Given material:

-------------------------

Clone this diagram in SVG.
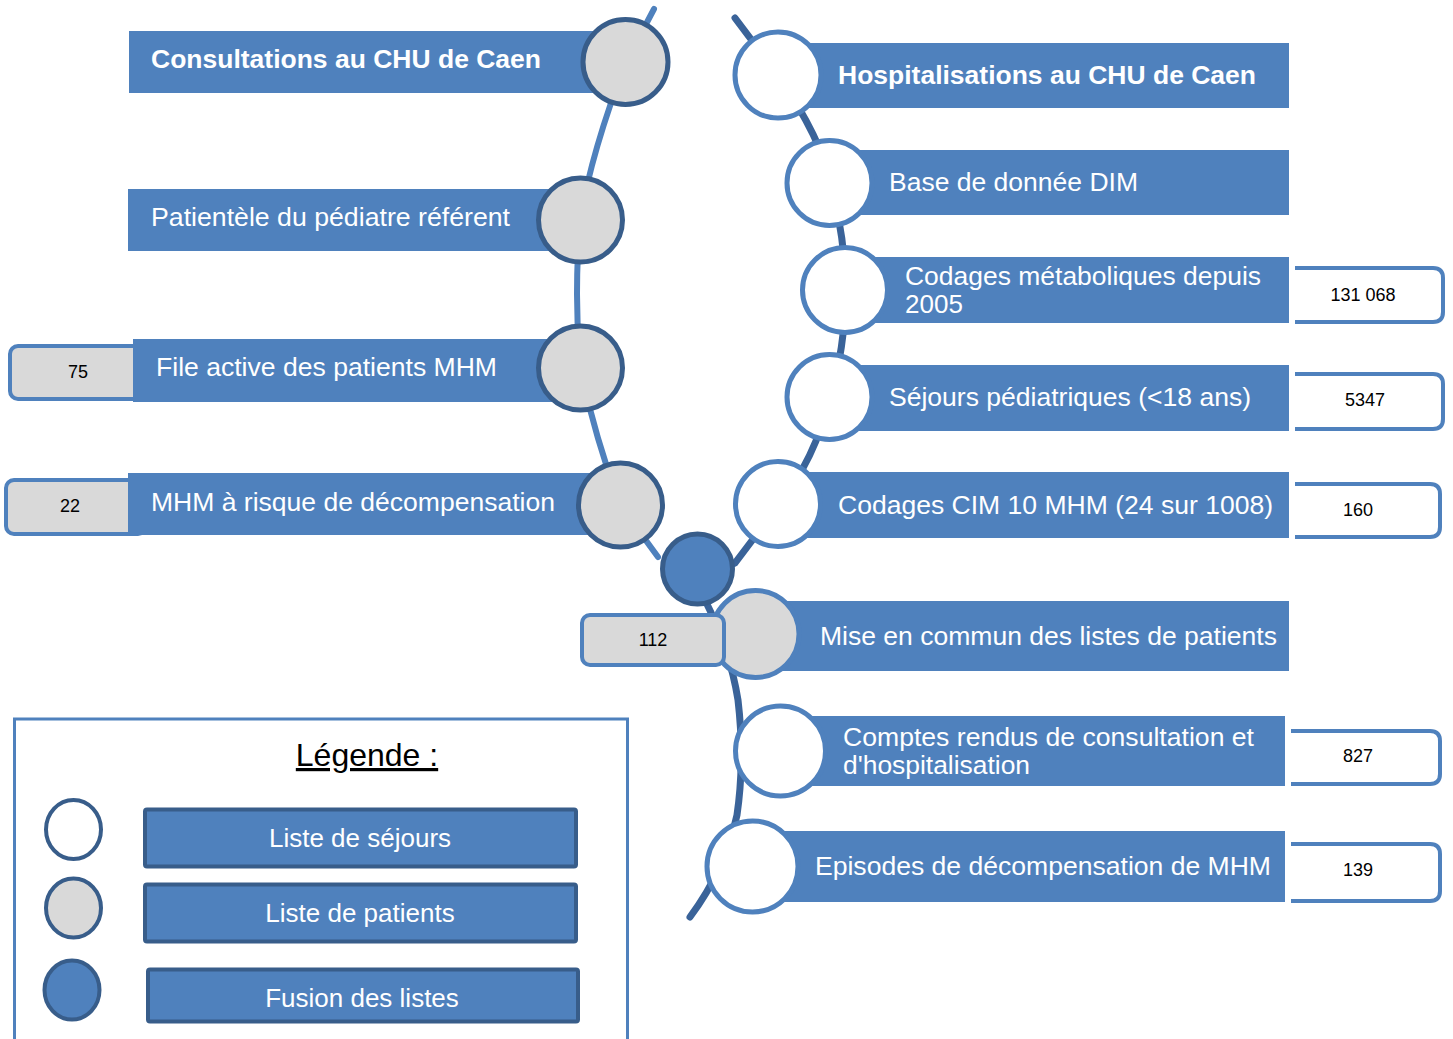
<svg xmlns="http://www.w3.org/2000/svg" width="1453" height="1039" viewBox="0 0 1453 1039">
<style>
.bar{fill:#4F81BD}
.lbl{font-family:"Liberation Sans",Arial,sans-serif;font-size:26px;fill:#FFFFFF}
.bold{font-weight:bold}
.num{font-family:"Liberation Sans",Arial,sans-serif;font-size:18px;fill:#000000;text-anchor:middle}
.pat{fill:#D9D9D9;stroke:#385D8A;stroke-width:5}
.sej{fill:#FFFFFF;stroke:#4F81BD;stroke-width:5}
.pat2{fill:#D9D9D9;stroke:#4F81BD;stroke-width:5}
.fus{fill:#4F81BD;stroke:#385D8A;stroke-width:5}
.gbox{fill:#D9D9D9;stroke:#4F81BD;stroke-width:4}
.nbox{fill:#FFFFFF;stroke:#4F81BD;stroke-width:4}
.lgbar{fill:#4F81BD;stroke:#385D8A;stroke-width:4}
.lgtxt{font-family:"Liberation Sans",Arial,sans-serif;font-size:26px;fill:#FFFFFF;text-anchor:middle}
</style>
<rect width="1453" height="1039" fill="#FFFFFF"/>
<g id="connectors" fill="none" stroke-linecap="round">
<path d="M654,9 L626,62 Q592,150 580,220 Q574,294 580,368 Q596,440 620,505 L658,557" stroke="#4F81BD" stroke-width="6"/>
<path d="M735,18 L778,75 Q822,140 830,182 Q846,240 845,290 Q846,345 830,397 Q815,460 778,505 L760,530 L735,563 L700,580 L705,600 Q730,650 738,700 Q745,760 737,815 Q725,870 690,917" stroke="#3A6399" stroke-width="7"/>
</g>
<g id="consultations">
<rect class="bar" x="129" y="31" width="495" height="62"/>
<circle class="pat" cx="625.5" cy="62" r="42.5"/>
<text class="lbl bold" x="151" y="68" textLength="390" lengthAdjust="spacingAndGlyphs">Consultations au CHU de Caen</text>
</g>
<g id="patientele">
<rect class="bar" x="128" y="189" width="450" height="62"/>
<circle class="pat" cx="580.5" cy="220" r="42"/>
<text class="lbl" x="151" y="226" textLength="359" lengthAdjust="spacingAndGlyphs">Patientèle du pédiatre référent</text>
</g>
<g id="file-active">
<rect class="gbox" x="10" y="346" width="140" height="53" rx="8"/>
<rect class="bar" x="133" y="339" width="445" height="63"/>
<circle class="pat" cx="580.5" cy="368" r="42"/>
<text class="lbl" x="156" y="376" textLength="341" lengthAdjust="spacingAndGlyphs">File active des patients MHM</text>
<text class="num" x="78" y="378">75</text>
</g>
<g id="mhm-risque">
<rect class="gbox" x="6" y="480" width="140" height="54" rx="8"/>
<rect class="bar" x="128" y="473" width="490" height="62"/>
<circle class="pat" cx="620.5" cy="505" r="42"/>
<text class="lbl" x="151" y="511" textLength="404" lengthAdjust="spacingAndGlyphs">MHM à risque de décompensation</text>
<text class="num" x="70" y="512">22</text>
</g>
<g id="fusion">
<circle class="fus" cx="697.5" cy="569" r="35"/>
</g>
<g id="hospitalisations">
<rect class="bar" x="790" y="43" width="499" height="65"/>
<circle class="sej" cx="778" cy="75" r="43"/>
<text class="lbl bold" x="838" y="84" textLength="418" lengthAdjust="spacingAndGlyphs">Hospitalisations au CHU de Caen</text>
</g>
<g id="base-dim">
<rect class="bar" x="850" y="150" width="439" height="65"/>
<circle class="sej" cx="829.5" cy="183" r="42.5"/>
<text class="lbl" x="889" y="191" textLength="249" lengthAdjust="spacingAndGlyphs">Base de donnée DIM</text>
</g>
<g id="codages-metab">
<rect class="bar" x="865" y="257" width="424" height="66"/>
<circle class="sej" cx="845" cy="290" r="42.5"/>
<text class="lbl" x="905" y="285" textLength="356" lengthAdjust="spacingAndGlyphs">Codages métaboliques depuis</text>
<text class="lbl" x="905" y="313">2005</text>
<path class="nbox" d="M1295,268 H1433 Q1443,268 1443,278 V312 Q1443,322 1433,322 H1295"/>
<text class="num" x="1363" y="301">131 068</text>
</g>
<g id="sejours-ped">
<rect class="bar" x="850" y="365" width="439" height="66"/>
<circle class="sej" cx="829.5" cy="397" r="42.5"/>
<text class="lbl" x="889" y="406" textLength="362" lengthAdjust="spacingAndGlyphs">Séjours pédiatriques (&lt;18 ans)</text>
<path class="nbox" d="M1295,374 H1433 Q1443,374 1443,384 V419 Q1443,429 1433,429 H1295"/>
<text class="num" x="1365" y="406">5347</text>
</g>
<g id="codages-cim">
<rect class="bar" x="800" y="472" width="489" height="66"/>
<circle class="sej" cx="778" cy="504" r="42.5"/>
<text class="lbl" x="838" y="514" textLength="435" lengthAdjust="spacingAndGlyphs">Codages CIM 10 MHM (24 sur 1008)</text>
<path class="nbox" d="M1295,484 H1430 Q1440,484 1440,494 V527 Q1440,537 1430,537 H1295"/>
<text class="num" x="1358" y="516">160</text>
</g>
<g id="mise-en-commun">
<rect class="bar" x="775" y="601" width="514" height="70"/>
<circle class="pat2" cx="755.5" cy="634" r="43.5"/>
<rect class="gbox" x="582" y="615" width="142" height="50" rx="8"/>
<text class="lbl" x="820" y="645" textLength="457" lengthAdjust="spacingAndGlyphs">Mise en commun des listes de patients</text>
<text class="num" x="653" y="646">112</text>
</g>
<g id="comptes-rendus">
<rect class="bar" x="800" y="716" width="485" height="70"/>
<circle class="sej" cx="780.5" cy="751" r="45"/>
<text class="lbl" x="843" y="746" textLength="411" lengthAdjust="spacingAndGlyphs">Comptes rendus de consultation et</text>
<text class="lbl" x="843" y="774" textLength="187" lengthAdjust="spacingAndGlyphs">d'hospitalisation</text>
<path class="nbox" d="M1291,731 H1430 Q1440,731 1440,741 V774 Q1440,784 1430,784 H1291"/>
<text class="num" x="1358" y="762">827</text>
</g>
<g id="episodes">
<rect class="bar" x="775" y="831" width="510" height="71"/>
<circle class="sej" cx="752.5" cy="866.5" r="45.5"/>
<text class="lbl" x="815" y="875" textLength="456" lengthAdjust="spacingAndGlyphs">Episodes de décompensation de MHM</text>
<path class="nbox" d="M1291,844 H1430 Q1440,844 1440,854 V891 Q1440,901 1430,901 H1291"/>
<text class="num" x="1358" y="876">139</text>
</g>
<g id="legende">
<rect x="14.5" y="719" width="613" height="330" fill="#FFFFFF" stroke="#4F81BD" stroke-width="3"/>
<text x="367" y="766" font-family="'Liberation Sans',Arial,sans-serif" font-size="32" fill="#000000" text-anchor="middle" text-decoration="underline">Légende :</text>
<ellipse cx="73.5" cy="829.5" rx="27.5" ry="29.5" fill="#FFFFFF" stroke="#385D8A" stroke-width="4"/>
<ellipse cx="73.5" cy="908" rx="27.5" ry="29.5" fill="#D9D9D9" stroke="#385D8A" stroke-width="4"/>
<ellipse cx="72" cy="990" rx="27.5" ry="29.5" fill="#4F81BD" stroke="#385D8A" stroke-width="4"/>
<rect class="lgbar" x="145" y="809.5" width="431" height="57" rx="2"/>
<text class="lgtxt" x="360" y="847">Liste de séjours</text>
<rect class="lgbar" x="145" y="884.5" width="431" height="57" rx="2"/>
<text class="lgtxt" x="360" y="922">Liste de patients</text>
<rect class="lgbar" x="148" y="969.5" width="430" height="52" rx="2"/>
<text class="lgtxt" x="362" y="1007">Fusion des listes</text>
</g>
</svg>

-------------------------

Requirements: Copy out all the data exactly; skip the pictures.

Output for this task:
Clone this diagram in SVG.
<svg xmlns="http://www.w3.org/2000/svg" width="1453" height="1039" viewBox="0 0 1453 1039">
<style>
.bar{fill:#4F81BD}
.lbl{font-family:"Liberation Sans",Arial,sans-serif;font-size:26px;fill:#FFFFFF}
.bold{font-weight:bold}
.num{font-family:"Liberation Sans",Arial,sans-serif;font-size:18px;fill:#000000;text-anchor:middle}
.pat{fill:#D9D9D9;stroke:#385D8A;stroke-width:5}
.sej{fill:#FFFFFF;stroke:#4F81BD;stroke-width:5}
.pat2{fill:#D9D9D9;stroke:#4F81BD;stroke-width:5}
.fus{fill:#4F81BD;stroke:#385D8A;stroke-width:5}
.gbox{fill:#D9D9D9;stroke:#4F81BD;stroke-width:4}
.nbox{fill:#FFFFFF;stroke:#4F81BD;stroke-width:4}
.lgbar{fill:#4F81BD;stroke:#385D8A;stroke-width:4}
.lgtxt{font-family:"Liberation Sans",Arial,sans-serif;font-size:26px;fill:#FFFFFF;text-anchor:middle}
</style>
<rect width="1453" height="1039" fill="#FFFFFF"/>
<g id="connectors" fill="none" stroke-linecap="round">
<path d="M654,9 L626,62 Q592,150 580,220 Q574,294 580,368 Q596,440 620,505 L658,557" stroke="#4F81BD" stroke-width="6"/>
<path d="M735,18 L778,75 Q822,140 830,182 Q846,240 845,290 Q846,345 830,397 Q815,460 778,505 L760,530 L735,563 L700,580 L705,600 Q730,650 738,700 Q745,760 737,815 Q725,870 690,917" stroke="#3A6399" stroke-width="7"/>
</g>
<g id="consultations">
<rect class="bar" x="129" y="31" width="495" height="62"/>
<circle class="pat" cx="625.5" cy="62" r="42.5"/>
<text class="lbl bold" x="151" y="68" textLength="390" lengthAdjust="spacingAndGlyphs">Consultations au CHU de Caen</text>
</g>
<g id="patientele">
<rect class="bar" x="128" y="189" width="450" height="62"/>
<circle class="pat" cx="580.5" cy="220" r="42"/>
<text class="lbl" x="151" y="226" textLength="359" lengthAdjust="spacingAndGlyphs">Patientèle du pédiatre référent</text>
</g>
<g id="file-active">
<rect class="gbox" x="10" y="346" width="140" height="53" rx="8"/>
<rect class="bar" x="133" y="339" width="445" height="63"/>
<circle class="pat" cx="580.5" cy="368" r="42"/>
<text class="lbl" x="156" y="376" textLength="341" lengthAdjust="spacingAndGlyphs">File active des patients MHM</text>
<text class="num" x="78" y="378">75</text>
</g>
<g id="mhm-risque">
<rect class="gbox" x="6" y="480" width="140" height="54" rx="8"/>
<rect class="bar" x="128" y="473" width="490" height="62"/>
<circle class="pat" cx="620.5" cy="505" r="42"/>
<text class="lbl" x="151" y="511" textLength="404" lengthAdjust="spacingAndGlyphs">MHM à risque de décompensation</text>
<text class="num" x="70" y="512">22</text>
</g>
<g id="fusion">
<circle class="fus" cx="697.5" cy="569" r="35"/>
</g>
<g id="hospitalisations">
<rect class="bar" x="790" y="43" width="499" height="65"/>
<circle class="sej" cx="778" cy="75" r="43"/>
<text class="lbl bold" x="838" y="84" textLength="418" lengthAdjust="spacingAndGlyphs">Hospitalisations au CHU de Caen</text>
</g>
<g id="base-dim">
<rect class="bar" x="850" y="150" width="439" height="65"/>
<circle class="sej" cx="829.5" cy="183" r="42.5"/>
<text class="lbl" x="889" y="191" textLength="249" lengthAdjust="spacingAndGlyphs">Base de donnée DIM</text>
</g>
<g id="codages-metab">
<rect class="bar" x="865" y="257" width="424" height="66"/>
<circle class="sej" cx="845" cy="290" r="42.5"/>
<text class="lbl" x="905" y="285" textLength="356" lengthAdjust="spacingAndGlyphs">Codages métaboliques depuis</text>
<text class="lbl" x="905" y="313">2005</text>
<path class="nbox" d="M1295,268 H1433 Q1443,268 1443,278 V312 Q1443,322 1433,322 H1295"/>
<text class="num" x="1363" y="301">131 068</text>
</g>
<g id="sejours-ped">
<rect class="bar" x="850" y="365" width="439" height="66"/>
<circle class="sej" cx="829.5" cy="397" r="42.5"/>
<text class="lbl" x="889" y="406" textLength="362" lengthAdjust="spacingAndGlyphs">Séjours pédiatriques (&lt;18 ans)</text>
<path class="nbox" d="M1295,374 H1433 Q1443,374 1443,384 V419 Q1443,429 1433,429 H1295"/>
<text class="num" x="1365" y="406">5347</text>
</g>
<g id="codages-cim">
<rect class="bar" x="800" y="472" width="489" height="66"/>
<circle class="sej" cx="778" cy="504" r="42.5"/>
<text class="lbl" x="838" y="514" textLength="435" lengthAdjust="spacingAndGlyphs">Codages CIM 10 MHM (24 sur 1008)</text>
<path class="nbox" d="M1295,484 H1430 Q1440,484 1440,494 V527 Q1440,537 1430,537 H1295"/>
<text class="num" x="1358" y="516">160</text>
</g>
<g id="mise-en-commun">
<rect class="bar" x="775" y="601" width="514" height="70"/>
<circle class="pat2" cx="755.5" cy="634" r="43.5"/>
<rect class="gbox" x="582" y="615" width="142" height="50" rx="8"/>
<text class="lbl" x="820" y="645" textLength="457" lengthAdjust="spacingAndGlyphs">Mise en commun des listes de patients</text>
<text class="num" x="653" y="646">112</text>
</g>
<g id="comptes-rendus">
<rect class="bar" x="800" y="716" width="485" height="70"/>
<circle class="sej" cx="780.5" cy="751" r="45"/>
<text class="lbl" x="843" y="746" textLength="411" lengthAdjust="spacingAndGlyphs">Comptes rendus de consultation et</text>
<text class="lbl" x="843" y="774" textLength="187" lengthAdjust="spacingAndGlyphs">d'hospitalisation</text>
<path class="nbox" d="M1291,731 H1430 Q1440,731 1440,741 V774 Q1440,784 1430,784 H1291"/>
<text class="num" x="1358" y="762">827</text>
</g>
<g id="episodes">
<rect class="bar" x="775" y="831" width="510" height="71"/>
<circle class="sej" cx="752.5" cy="866.5" r="45.5"/>
<text class="lbl" x="815" y="875" textLength="456" lengthAdjust="spacingAndGlyphs">Episodes de décompensation de MHM</text>
<path class="nbox" d="M1291,844 H1430 Q1440,844 1440,854 V891 Q1440,901 1430,901 H1291"/>
<text class="num" x="1358" y="876">139</text>
</g>
<g id="legende">
<rect x="14.5" y="719" width="613" height="330" fill="#FFFFFF" stroke="#4F81BD" stroke-width="3"/>
<text x="367" y="766" font-family="'Liberation Sans',Arial,sans-serif" font-size="32" fill="#000000" text-anchor="middle" text-decoration="underline">Légende :</text>
<ellipse cx="73.5" cy="829.5" rx="27.5" ry="29.5" fill="#FFFFFF" stroke="#385D8A" stroke-width="4"/>
<ellipse cx="73.5" cy="908" rx="27.5" ry="29.5" fill="#D9D9D9" stroke="#385D8A" stroke-width="4"/>
<ellipse cx="72" cy="990" rx="27.5" ry="29.5" fill="#4F81BD" stroke="#385D8A" stroke-width="4"/>
<rect class="lgbar" x="145" y="809.5" width="431" height="57" rx="2"/>
<text class="lgtxt" x="360" y="847">Liste de séjours</text>
<rect class="lgbar" x="145" y="884.5" width="431" height="57" rx="2"/>
<text class="lgtxt" x="360" y="922">Liste de patients</text>
<rect class="lgbar" x="148" y="969.5" width="430" height="52" rx="2"/>
<text class="lgtxt" x="362" y="1007">Fusion des listes</text>
</g>
</svg>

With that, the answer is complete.